De son côté, Xavier Ravier, (Le récit mythologique en Haute-Bigorre, Editions du CNRS, 1986) grand spécialiste du folklore, a également dans son livre montré le parallèle entre les fées landaises, les hadas de Bigorre et les laminak du Pays basque. Pour lui, les grands mythes de la Bigorre et du Pays basque sont identiques. Cela témoignerait de la cohérence d’un corpus mythologique pyrénéen appartenant à une même aire culturelle qui s’étendrait des contrées pyrénéennes et sub-pyrénéennes et de l’Atlantique jusqu’au bassin supérieur de la Garonne.
La disparition progressive du « petit peuple »
Les fées ont déserté nos campagnes, pour des raisons diverses : parfois chassées (on les enferme dans leur grotte on y met le feu), parfois humiliées (plusieurs contes relatent des mauvais tours joués à des fées), ou pour fuir le christianisme (quand sonne l’angélus, les fées plient bagages). Des causes naturelles ont pu aussi être argumentées, comme l’inondation de leurs grottes. Les fées sont parties, et les Hommes le regrettent car ils se retrouvent alors bien seuls…
Le monde féérique disparaît progressivement sous les coups de boutoirs du rationalisme contemporain. « Le grand Pan est mort », comme le rappelait avec une vive émotion et une pointe d’amertume Pantagruel dans le Quart Livre. « Pantagruel, ce propos fini, resta en silence et profonde contemplation. Peu de temps après, nous vîmes les larmes couler de ses yeux gros comme des œufs d’autruche.
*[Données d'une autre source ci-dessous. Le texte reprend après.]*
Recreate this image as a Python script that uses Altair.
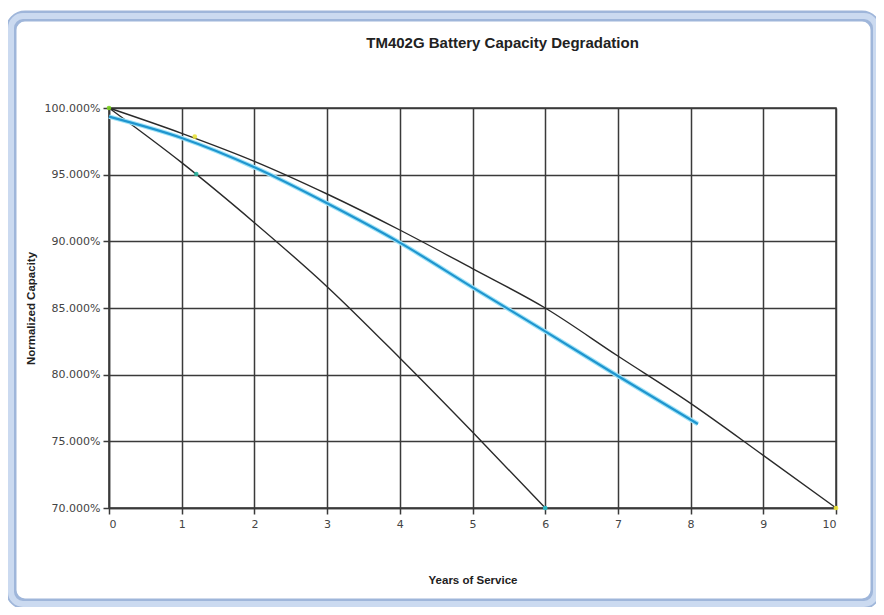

Je me donne à dieu si je mens d’un seul mot » (Rabelais, Le Quart Livre, Editions Gallimard et Librairie générale française, 1967. p.64).

Cette mort signe la fin des temps archaïques, c’est-à-dire du « bon vieux temps », d’une certaine idée du pays de Cocagne. C’est la fin d’un temps idyllique, d’avant la corruption. Un monde dansant, naïf, champêtre, peuplé de faunes et de satyres. Un monde où les hommes étaient en communion avec la Nature. C’est la mission de Strange Reality de pouvoir exhumer une partie de ce passé étrange et magique, désormais révolu.